Thursday Open Thread

  • 27 Comments
  • by: Colorado Pols

“Perseverance is not a long race; it is many short races one after the other.”

–Walter Elliot

Comments

27 thoughts on “Thursday Open Thread

  1. What Everyone Needs to Understand About the Power Grid

    If you're following energy, here's the constraints

    And a follow-on question. On the PUC's present path, with the enthusiastice support of the CEO, we're headed for a doubling of our electric bills (after inflation), a less reliable grid, and likely still be emitting a fair amount of CO₂ from backup generation.

    How do I get a critical mass of Colorado voters to look at this?
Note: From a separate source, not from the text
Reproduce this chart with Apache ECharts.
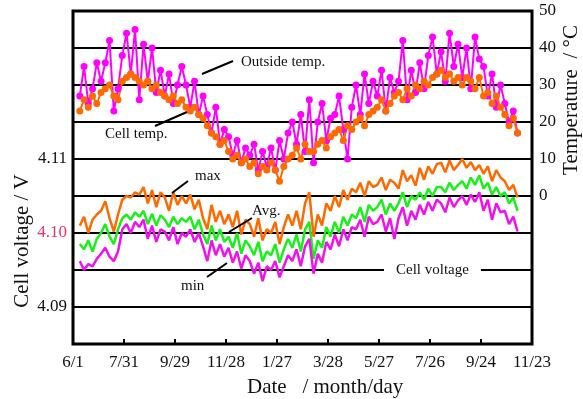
<!DOCTYPE html>
<html>
<head>
<meta charset="utf-8">
<script src="https://cdn.jsdelivr.net/npm/echarts@6/dist/echarts.min.js"></script>
<style>
  html, body { margin: 0; padding: 0; background: #fff; }
  #chart { width: 583px; height: 399px; }
</style>
</head>
<body>
<div id="chart"></div>
<script>
// days since 6/1, one sample every 5 days
const startDay = 8
const stepDays = 5
const dateLabels = ['6/1', '7/31', '9/29', '11/28', '1/27', '3/28', '5/27', '7/26', '9/24', '11/23']
const voltLabels = [4.09, 4.10, 4.11]

// temperatures, degC
const outsideTemp = [
  27, 35, 25, 29, 36, 31, 36, 42, 23, 29,
  38, 44, 33, 45, 26, 41, 31, 40, 28, 34,
  27, 33, 25, 30, 35, 30, 24, 31, 22, 27,
  22, 17, 24, 14, 18, 16, 11, 15, 9, 13,
  11, 14, 7, 12, 8, 13, 7, 15, 10, 17,
  20, 14, 22, 12, 26, 9, 20, 25, 15, 21,
  22, 27, 18, 10, 24, 30, 22, 33, 25, 31,
  27, 34, 23, 32, 28, 31, 42, 26, 34, 28,
  36, 29, 38, 43, 33, 39, 31, 44, 35, 41,
  32, 40, 29, 43, 37, 35, 27, 33, 24, 30,
  25, 20, 23, 17
]
const cellTemp = [
  23, 26, 24, 27, 25, 28, 29, 30, 27, 26,
  31, 32, 33, 32, 31, 30, 31, 29, 30, 28,
  27, 26, 27, 25, 26, 24, 23, 24, 22, 21,
  19, 17, 16, 14, 15, 12, 10, 11, 9, 10,
  8, 9, 6, 8, 7, 9, 7, 4, 8, 10,
  11, 13, 10, 14, 12, 12, 14, 15, 13, 16,
  17, 18, 15, 19, 18, 20, 21, 19, 22, 23,
  24, 26, 23, 25, 27, 28, 26, 29, 27, 30,
  29, 31, 30, 32, 33, 34, 32, 33, 31, 32,
  30, 32, 31, 29, 32, 27, 28, 25, 27, 24,
  22, 19, 21, 17
]

// cell voltages, V
const vMax = [
  4.1010, 4.1022, 4.1000, 4.1018, 4.1025, 4.1030, 4.1043, 4.1020, 4.1002, 4.1025,
  4.1045, 4.1050, 4.1048, 4.1055, 4.1052, 4.1062, 4.1040, 4.1058, 4.1035, 4.1055,
  4.1048, 4.1030, 4.1055, 4.1038, 4.1050, 4.1040, 4.1052, 4.1032, 4.1045, 4.1020,
  4.1005, 4.1038, 4.1015, 4.1030, 4.1012, 4.1025, 4.1008, 4.1030, 4.0998, 4.1018,
  4.1012, 4.0995, 4.1020, 4.0990, 4.1005, 4.1000, 4.1015, 4.0985, 4.1008, 4.1025,
  4.1010, 4.1030, 4.1005, 4.1040, 4.1055, 4.0995, 4.1025, 4.1010, 4.1040, 4.1030,
  4.1050, 4.1035, 4.1058, 4.1045, 4.1060, 4.1055, 4.1068, 4.1050, 4.1070, 4.1062,
  4.1065, 4.1075, 4.1058, 4.1072, 4.1068, 4.1060, 4.1085, 4.1070, 4.1078, 4.1064,
  4.1088, 4.1072, 4.1090, 4.1080, 4.1093, 4.1095, 4.1082, 4.1098, 4.1085, 4.1092,
  4.1100, 4.1088, 4.1096, 4.1085, 4.1092, 4.1080, 4.1090, 4.1070, 4.1085, 4.1075,
  4.1070, 4.1058, 4.1065, 4.1048
]
const vAvg = [
  4.0985, 4.0978, 4.0990, 4.0975, 4.0992, 4.1000, 4.1012, 4.0995, 4.0985, 4.1005,
  4.1020, 4.1025, 4.1018, 4.1028, 4.1022, 4.1030, 4.1012, 4.1026, 4.1010, 4.1024,
  4.1018, 4.1008, 4.1022, 4.1012, 4.1020, 4.1015, 4.1022, 4.1005, 4.1018, 4.0998,
  4.0985, 4.1010, 4.0990, 4.1005, 4.0988, 4.0995, 4.0980, 4.1000, 4.0972, 4.0990,
  4.0982, 4.0970, 4.0988, 4.0962, 4.0975, 4.0970, 4.0985, 4.0960, 4.0978, 4.0992,
  4.0980, 4.0998, 4.0975, 4.1005, 4.1015, 4.0965, 4.0990, 4.0980, 4.1008, 4.0995,
  4.1015, 4.1000, 4.1022, 4.1010, 4.1025, 4.1020, 4.1035, 4.1015, 4.1038, 4.1030,
  4.1035, 4.1045, 4.1025, 4.1040, 4.1030, 4.1040, 4.1055, 4.1035, 4.1050, 4.1045,
  4.1055, 4.1045, 4.1060, 4.1050, 4.1062, 4.1062, 4.1055, 4.1068, 4.1058, 4.1065,
  4.1070, 4.1060, 4.1075, 4.1065, 4.1078, 4.1060, 4.1068, 4.1052, 4.1062, 4.1050,
  4.1055, 4.1040, 4.1048, 4.1030
]
const vMin = [
  4.0962, 4.0950, 4.0958, 4.0955, 4.0965, 4.0972, 4.0980, 4.0968, 4.0962, 4.0975,
  4.1005, 4.1012, 4.1000, 4.1015, 4.1008, 4.1018, 4.0992, 4.1010, 4.0988, 4.1005,
  4.1002, 4.0990, 4.1008, 4.0985, 4.1000, 4.0995, 4.1005, 4.0988, 4.1000, 4.0982,
  4.0962, 4.0990, 4.0970, 4.0985, 4.0968, 4.0980, 4.0960, 4.0975, 4.0952, 4.0970,
  4.0962, 4.0945, 4.0960, 4.0935, 4.0955, 4.0950, 4.0962, 4.0940, 4.0955, 4.0970,
  4.0962, 4.0978, 4.0955, 4.0982, 4.0992, 4.0945, 4.0972, 4.0960, 4.0988, 4.0978,
  4.0998, 4.0982, 4.1005, 4.0990, 4.1008, 4.1005, 4.1018, 4.0995, 4.1022, 4.1012,
  4.1015, 4.1025, 4.1002, 4.1020, 4.0992, 4.1020, 4.1035, 4.1010, 4.1030, 4.1018,
  4.1038, 4.1025, 4.1042, 4.1030, 4.1045, 4.1040, 4.1028, 4.1048, 4.1035, 4.1044,
  4.1050, 4.1038, 4.1052, 4.1042, 4.1055, 4.1030, 4.1045, 4.1018, 4.1040, 4.1028,
  4.1030, 4.1012, 4.1022, 4.1002
]

const serif = '"Liberation Serif", "Times New Roman", serif'
const toPoints = arr => arr.map((v, i) => [startDay + i * stepDays, v])
const isVoltLabel = v => voltLabels.some(t => Math.abs(Number(v) - t) < 1e-6)

const chart = echarts.init(document.getElementById('chart'))

const tempSeries = (name, data, color) => ({
  name,
  type: 'line',
  yAxisIndex: 1,
  data: toPoints(data),
  symbol: 'circle',
  symbolSize: 7,
  itemStyle: { color },
  lineStyle: { color, width: 2 },
  animation: false,
  z: 3
})

const voltSeries = (name, data, color) => ({
  name,
  type: 'line',
  yAxisIndex: 0,
  data: toPoints(data),
  showSymbol: false,
  lineStyle: { color, width: 2.5 },
  animation: false,
  z: 2
})

const annotLine = (x1, y1, x2, y2) => ({
  type: 'line',
  shape: { x1, y1, x2, y2 },
  style: { stroke: '#000', lineWidth: 2 },
  z: 100
})

const annotText = (text, x, y, extra) => ({
  type: 'text',
  x, y,
  style: Object.assign({ text, fill: '#111', font: '15px ' + serif, verticalAlign: 'middle' }, extra || {}),
  z: 100
})

chart.setOption({
  backgroundColor: '#fff',
  animation: false,
  grid: {
    left: 73, right: 51, top: 11, bottom: 55,
    show: true,
    borderColor: '#000',
    borderWidth: 3,
    containLabel: false,
    outerBoundsMode: 'none'
  },
  xAxis: {
    type: 'value',
    min: 0,
    max: 540,
    interval: 60,
    axisLine: { show: false, onZero: false },
    axisTick: { show: true, inside: true, length: 5, lineStyle: { color: '#000', width: 2 } },
    splitLine: { show: false },
    axisLabel: {
      margin: 10,
      color: '#111',
      fontFamily: serif,
      fontSize: 17,
      formatter: v => dateLabels[Math.round(v / 60)] || ''
    }
  },
  yAxis: [
    {
      type: 'value',
      min: 4.085,
      max: 4.13,
      interval: 0.005,
      axisLine: { show: false },
      axisTick: { show: false },
      splitLine: { show: true, lineStyle: { color: '#000', width: 2 } },
      axisLabel: {
        margin: 6,
        fontFamily: serif,
        fontSize: 17,
        color: v => Math.abs(Number(v) - 4.10) < 1e-6 ? '#f2306a' : '#111',
        formatter: v => isVoltLabel(v) ? Number(v).toFixed(2) : ''
      }
    },
    {
      type: 'value',
      position: 'right',
      min: -40,
      max: 50,
      interval: 10,
      axisLine: { show: false },
      axisTick: { show: false },
      splitLine: { show: false },
      axisLabel: {
        margin: 7,
        color: '#111',
        fontFamily: serif,
        fontSize: 17,
        formatter: v => v >= 0 ? String(v) : ''
      }
    }
  ],
  series: [
    tempSeries('Outside temp.', outsideTemp, '#ff00ff'),
    tempSeries('Cell temp.', cellTemp, '#ff6a00'),
    voltSeries('max', vMax, '#ff6a00'),
    voltSeries('Avg.', vAvg, '#18f018'),
    voltSeries('min', vMin, '#f010f0')
  ],
  graphic: [
    annotText('Outside temp.', 241, 62),
    annotLine(202, 74, 233, 61),
    annotText('Cell temp.', 105, 134),
    annotLine(155, 126, 187, 112),
    annotText('max', 195, 176),
    annotLine(172, 193, 188, 181),
    annotText('Avg.', 252, 211),
    annotLine(229, 232, 252, 218),
    annotText('min', 181, 286),
    annotLine(207, 277, 227, 263),
    annotText('Cell voltage', 384, 270, { backgroundColor: '#fff', padding: [3, 12, 3, 12] }),
    {
      type: 'text',
      x: 22, y: 241,
      rotation: Math.PI / 2,
      style: { text: 'Cell voltage / V', fill: '#111', font: '21px ' + serif, align: 'center', verticalAlign: 'middle' },
      z: 100
    },
    {
      type: 'text',
      x: 571, y: 100,
      rotation: Math.PI / 2,
      style: { text: 'Temperature  / °C', fill: '#111', font: '21px ' + serif, align: 'center', verticalAlign: 'middle' },
      z: 100
    },
    {
      type: 'text',
      x: 247, y: 387,
      style: { text: 'Date   / month/day', fill: '#111', font: '21px ' + serif, verticalAlign: 'middle' },
      z: 100
    }
  ]
})
</script>
</body>
</html>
Is my best bet to try and get a critical mass of state legislators to look at where we're headed?

    1. Now that the 2025 Legislature is completed, you might be able to ask that question and get an answer from legislative leaders (or your local representative/senator). 

      Might also direct the question to all those who have announced for the 2026 Colorado Governor's race, and see what the candidates want to say about it.
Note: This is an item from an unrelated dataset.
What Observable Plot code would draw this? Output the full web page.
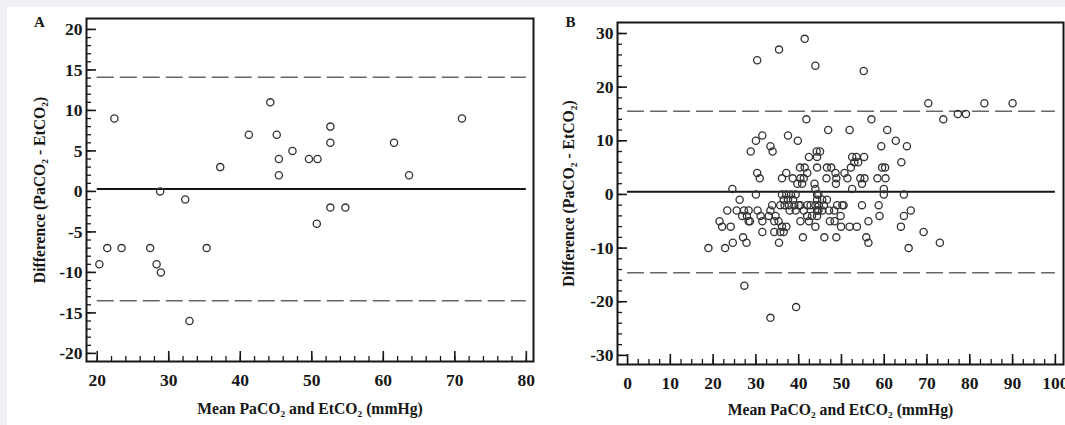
<!DOCTYPE html>
<html>
<head>
<meta charset="utf-8">
<script src="https://cdn.jsdelivr.net/npm/d3@7"></script>
<script src="https://cdn.jsdelivr.net/npm/@observablehq/plot@0.6"></script>
<style>
  html, body { margin: 0; padding: 0; background: #ffffff; }
  #page { position: relative; width: 1065px; height: 425px; overflow: hidden; background: #ffffff; }
  .strip { position: absolute; background: #eef0f5; z-index: 2; }
  .panel { position: absolute; top: 0; }
  .panel svg { background: transparent !important; }
</style>
</head>
<body>
<div id="page">
  <div class="strip" style="left:0;top:0;width:1065px;height:7px"></div>
  <div class="strip" style="left:0;top:0;width:7px;height:425px"></div>
  <div id="panelA" class="panel" style="left:0px"></div>
  <div id="panelB" class="panel" style="left:540px"></div>
</div>
<script>
// ---------- Titles ----------
const xTitle = "Mean PaCO₂ and EtCO₂ (mmHg)";
const yTitle = "Difference (PaCO₂ - EtCO₂)";

// ---------- Panel A data ----------
const meanA = [20.3, 21.4, 22.4, 23.4, 27.4, 28.3, 28.8, 28.9, 32.3, 32.9, 35.3, 37.2, 41.2, 44.2,
               45.1, 45.4, 45.4, 47.3, 49.6, 50.7, 50.8, 52.6, 52.6, 52.6, 54.7, 61.5, 63.6, 71.0];
const diffA = [-9, -7, 9, -7, -7, -9, 0, -10, -1, -16, -7, 3, 7, 11,
               7, 4, 2, 5, 4, -4, 4, 8, 6, -2, -2, 6, 2, 9];
const biasA = [0.3];
const limitsA = [14.1, -13.5];
const lineSpanA = [20, 80];
const xTicksA = [20, 30, 40, 50, 60, 70, 80];
const yTicksA = [-20, -15, -10, -5, 0, 5, 10, 15, 20];

// ---------- Panel B data ----------
const meanB = [
  41.4, 35.4, 30.3, 43.9, 55.2,
  70.3, 83.4, 90.0, 77.2, 79.1, 41.8, 57.0, 73.8,
  46.9, 51.9, 60.7, 31.5, 37.5, 30.0, 39.8, 62.7, 33.4, 59.3, 65.3,
  28.8, 33.9, 44.2, 45.0,
  42.4, 44.3, 52.5, 53.5, 55.3,
  53.0, 53.9, 64.0,
  40.3, 41.4, 44.3, 46.6, 47.6, 52.2, 59.5, 60.2,
  30.3, 37.1, 42.0, 48.6, 50.7,
  30.9, 36.1, 38.6, 40.4, 41.2, 46.5, 48.8, 51.4, 54.4, 55.4, 58.4, 60.3,
  39.7, 40.8, 43.7, 48.7, 54.8,
  24.5, 43.9, 52.5, 59.9,
  30.0, 36.1, 37.1, 38.2, 39.3, 44.3, 44.6, 59.9, 64.6,
  26.2, 36.5, 37.5, 38.7, 44.3, 45.5, 46.6,
  33.8, 35.7, 36.7, 37.7, 39.0, 40.0, 40.4, 42.0, 42.8, 43.9, 44.7, 45.9, 49.0, 50.2, 50.5, 54.8, 58.7,
  23.3, 25.5, 27.2, 28.3, 30.4, 33.4, 37.9, 39.3, 41.2, 44.3, 44.6, 45.5, 47.1, 48.3, 66.2,
  26.8, 27.9, 31.1, 33.0, 34.6, 42.0, 43.1, 44.3, 49.8, 58.9, 64.6,
  21.5, 28.3, 28.6, 31.5, 34.3, 35.3, 40.4, 42.4, 47.3, 48.4, 56.3,
  22.1, 24.1, 36.1, 37.1, 43.9, 49.9, 51.9, 53.6, 63.9,
  31.5, 34.3, 35.7, 36.5, 69.2,
  27.0, 41.0, 46.0, 48.8, 55.8,
  24.6, 27.8, 35.4, 56.3, 73.0,
  18.9, 22.8, 65.7,
  27.3, 39.4, 33.4
];
const diffB = [
  29, 27, 25, 24, 23,
  17, 17, 17, 15, 15, 14, 14, 14,
  12, 12, 12, 11, 11, 10, 10, 10, 9, 9, 9,
  8, 8, 8, 8,
  7, 7, 7, 7, 7,
  6, 6, 6,
  5, 5, 5, 5, 5, 5, 5, 5,
  4, 4, 4, 4, 4,
  3, 3, 3, 3, 3, 3, 3, 3, 3, 3, 3, 3,
  2, 2, 2, 2, 2,
  1, 1, 1, 1,
  0, 0, 0, 0, 0, 0, 0, 0, 0,
  -1, -1, -1, -1, -1, -1, -1,
  -2, -2, -2, -2, -2, -2, -2, -2, -2, -2, -2, -2, -2, -2, -2, -2, -2,
  -3, -3, -3, -3, -3, -3, -3, -3, -3, -3, -3, -3, -3, -3, -3,
  -4, -4, -4, -4, -4, -4, -4, -4, -4, -4, -4,
  -5, -5, -5, -5, -5, -5, -5, -5, -5, -5, -5,
  -6, -6, -6, -6, -6, -6, -6, -6, -6,
  -7, -7, -7, -7, -7,
  -8, -8, -8, -8, -8,
  -9, -9, -9, -9, -9,
  -10, -10, -10,
  -17, -21, -23
];
const biasB = [0.5];
const limitsB = [15.5, -14.6];
const lineSpanB = [0, 100];
const xTicksB = [0, 10, 20, 30, 40, 50, 60, 70, 80, 90, 100];
const yTicksB = [-30, -20, -10, 0, 10, 20, 30];

// ---------- Drawing ----------
const FONT = "'Liberation Serif', 'Times New Roman', serif";
const INK = "#161616";
const fmt = d => String(d); // plain hyphen-minus as in the reference

function panel(o) {
  const pts = o.xs.map((x, i) => ({x, y: o.ys[i]}));
  return Plot.plot({
    width: o.width, height: o.height,
    marginLeft: o.ml, marginRight: o.mr, marginTop: o.mt, marginBottom: o.mb,
    style: {fontFamily: FONT, background: "transparent", color: INK, overflow: "visible"},
    x: {domain: o.xDomain, label: null},
    y: {domain: o.yDomain, label: null},
    marks: [
      // minor & major inward ticks
      Plot.axisX(o.xMinor, {anchor: "bottom", tickSize: -5, fill: "none", stroke: INK, strokeWidth: 1.3, label: null}),
      Plot.axisX(o.xTicks, {anchor: "bottom", tickSize: -10, fill: "none", stroke: INK, strokeWidth: 1.6, label: null}),
      Plot.axisY(o.yMinor, {anchor: "left", tickSize: -5, fill: "none", stroke: INK, strokeWidth: 1.3, label: null}),
      Plot.axisY(o.yTicks, {anchor: "left", tickSize: -10, fill: "none", stroke: INK, strokeWidth: 1.6, label: null}),
      // tick labels
      Plot.axisX(o.xTicks, {anchor: "bottom", tickSize: 0, tickPadding: 12, tickFormat: fmt, fontSize: 17.5, fontWeight: "bold", fill: INK, label: null}),
      Plot.axisY(o.yTicks, {anchor: "left", tickSize: 0, tickPadding: 4, tickFormat: fmt, fontSize: 17.5, fontWeight: "bold", fill: INK, label: null}),
      Plot.frame({stroke: INK, strokeWidth: 2}),
      // limits of agreement and bias
      Plot.ruleY(o.limits, {x1: o.span[0], x2: o.span[1], stroke: "#666", strokeWidth: 1.6, strokeDasharray: "17,6"}),
      Plot.ruleY(o.bias, {x1: o.span[0], x2: o.span[1], stroke: INK, strokeWidth: 2}),
      // points
      Plot.dot(pts, {x: "x", y: "y", r: 3.6, stroke: "#333", strokeWidth: 1.3, fill: "none"}),
      // axis titles and panel letter
      Plot.text([xTitle], {frameAnchor: "bottom", dy: o.xTitleDy, text: d => d, fontSize: 15.7, fontWeight: "bold", fill: INK, textAnchor: "middle", lineAnchor: "middle"}),
      Plot.text([yTitle], {frameAnchor: "left", dx: o.yTitleDx, rotate: -90, text: d => d, fontSize: 15.7, fontWeight: "bold", fill: INK, textAnchor: "middle", lineAnchor: "middle"}),
      Plot.text([o.letter], {frameAnchor: "top-left", dx: o.letterDx, dy: o.letterDy, text: d => d, fontSize: 15, fontWeight: "bold", fill: INK, textAnchor: "middle", lineAnchor: "middle"})
    ]
  });
}

document.getElementById("panelA").append(panel({
  xs: meanA, ys: diffA, width: 540, height: 425, ml: 86, mr: 7, mt: 18, mb: 64,
  xDomain: [18.5, 81], yDomain: [-21, 21.35],
  xTicks: xTicksA, yTicks: yTicksA,
  xMinor: d3.range(20, 81, 2), yMinor: d3.range(-20, 21, 1),
  limits: limitsA, bias: biasA, span: lineSpanA,
  letter: "A", letterDx: -47, letterDy: 4, xTitleDy: 47, yTitleDx: -47
}));

document.getElementById("panelB").append(panel({
  xs: meanB, ys: diffB, width: 525, height: 425, ml: 77, mr: 2, mt: 22, mb: 61,
  xDomain: [-2.35, 101.9], yDomain: [-31.7, 32.05],
  xTicks: xTicksB, yTicks: yTicksB,
  xMinor: d3.range(0, 100.1, 2.5), yMinor: d3.range(-30, 31, 2),
  limits: limitsB, bias: biasB, span: lineSpanB,
  letter: "B", letterDx: -47, letterDy: 0, xTitleDy: 45, yTitleDx: -49
}));
</script>
</body>
</html>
      Seems like the Chamber of Commerce types and League of Women Voters might also be willing to consider a longer-range problem such as this.

      1. Thank you! I hadn't thought of the Chamber or League. Good ideas.

        I'll have to think about how to hit the Governor candidates on this – I don't want my notmal interview of them to be 1/2 energy.

        I do have a number of legislators who have promised me I can interview them once session is over. I'm going to wait a week to let them catch their breath first.

    2. The high cost you describe is due to your assumption of replacing 100% of carbon electricity. This is due to ensuring the last 10% and last 1% of replacement under worst-case scenarios. I could agree that nuclear might be the best and cheapest way to cover the last 10% or 1%, but also we don’t really NEED a 100% non-carbon grid – Let gas-plants cover the last 10%.

      What are the real costs if you relax your 100% requirement?

      Also, your costs are driven by some assumptions that I question:

      • Cost reduction in battery & solar technology due to production and technology improvements
      • Load shifting via smart meters and grid load signaling

      The first 90% is not expensive because utilization averages around the clock are much lower than the grid capacity. My electrical usage behavior is already “smartish-metered”: I charge my EV during the day because my city utility sends me price “signal” called 7cents/KWhr. In some places (Finland?) they actually pay you to charge during low-utilization times.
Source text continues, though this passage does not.